The skin care and cosmetics chain operator has earmarked about 20 to 25 per cent of its outlets in Hong Kong for closures, according to a stock exchange filing. Most of them are located in the tourist areas “most severely affected” by the downturn as the industry slumped amid seven months of anti-government protests.
“In view of the unabated difficult operating environment in the Hong Kong, the group will continuously adopt various cost control measures,” it said. The group has begun to downsize its store network and proactively negotiate with the landlords on rental reduction to restore store profitability as early as possible.”
Hong Kong’s struggling retail sector has reported the worst figures on record amid the social unrest, with at least 5,600 job redundancies and 7,000 company closures expected in the coming six months, according to a survey conducted by Hong Kong Retail Management Association.
Businesses in the city saw disruptions to 38 per cent of their operating hours since in July, according to Lawrence Wan, senior director for advisory and transaction services at CBRE. Nine international brands withdrew from Hong Kong and closed 30 stores in 2019, he said, adding that more jewellery, watch and cosmetics retailers will shrink their business.
Sa Sa has already closed six stores in Hong Kong in the third quarter ending December 31, during which its retail sales in Hong Kong and Macau dropped 35.2 per cent year on year. That is in addition to a 24.1 per cent decline in the preceding quarter.
Sa Sa plans to terminate 19 stores between now and its next financial year ending March 31, 2021. Another six will be shut down by 2022.
On Tuesday, jewellery retail chain operator Chow Tai Fook also unveiled a plan to trim its outlets in Hong Kong to grow its business in mainland China.

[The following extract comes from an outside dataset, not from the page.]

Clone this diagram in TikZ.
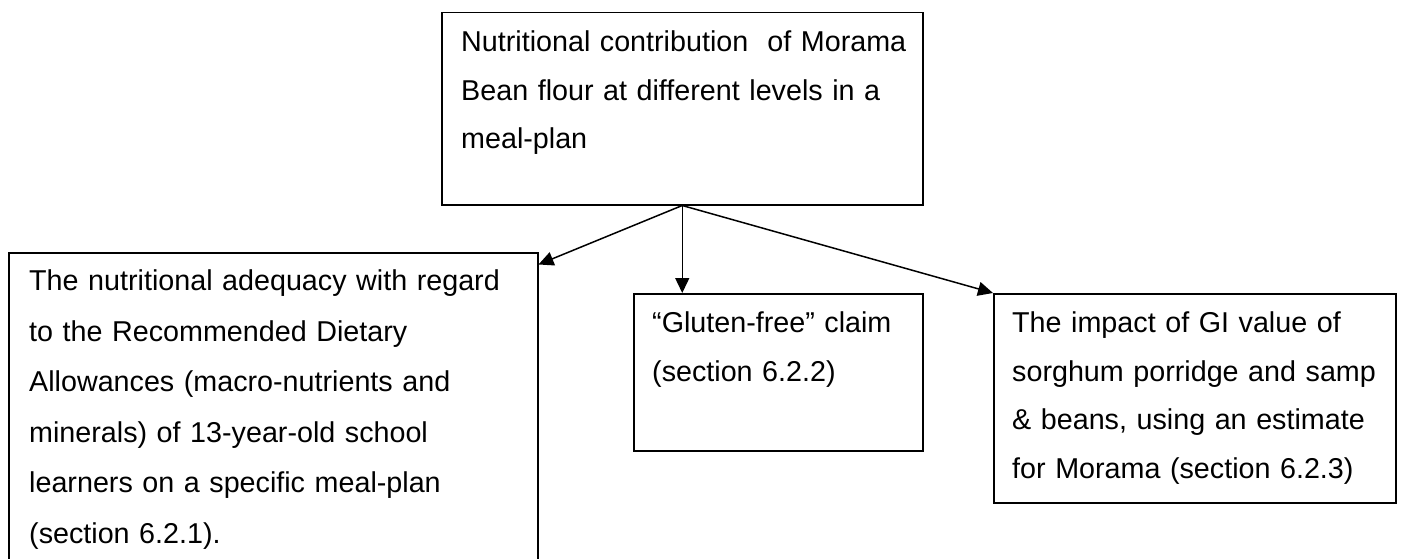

“Management worries that it will be difficult to achieve break even by financial year 2021,” the analysts said. “Therefore it is considering other cost saving measures like rental reduction and staff cost reduction, for example, employees taking no paid leave.”
The cosmetics retailer will follow other retailers in the city to expand in mainland China and Macau.
“Apart from focusing the efforts on the core markets of Hong Kong and Macau, the group will also expedite the retail network expansion in mainland China and optimise the operation model of its e-commerce business, aiming at enhancing the group’s competitiveness and overall performance,” chairman and CEO Simon Kwok said in the statement.
In December Sa Sa said it will withdraw from Singapore, closing all its 22 stores and cutting 170 jobs to save costs as it struggles to stem six years of losses there.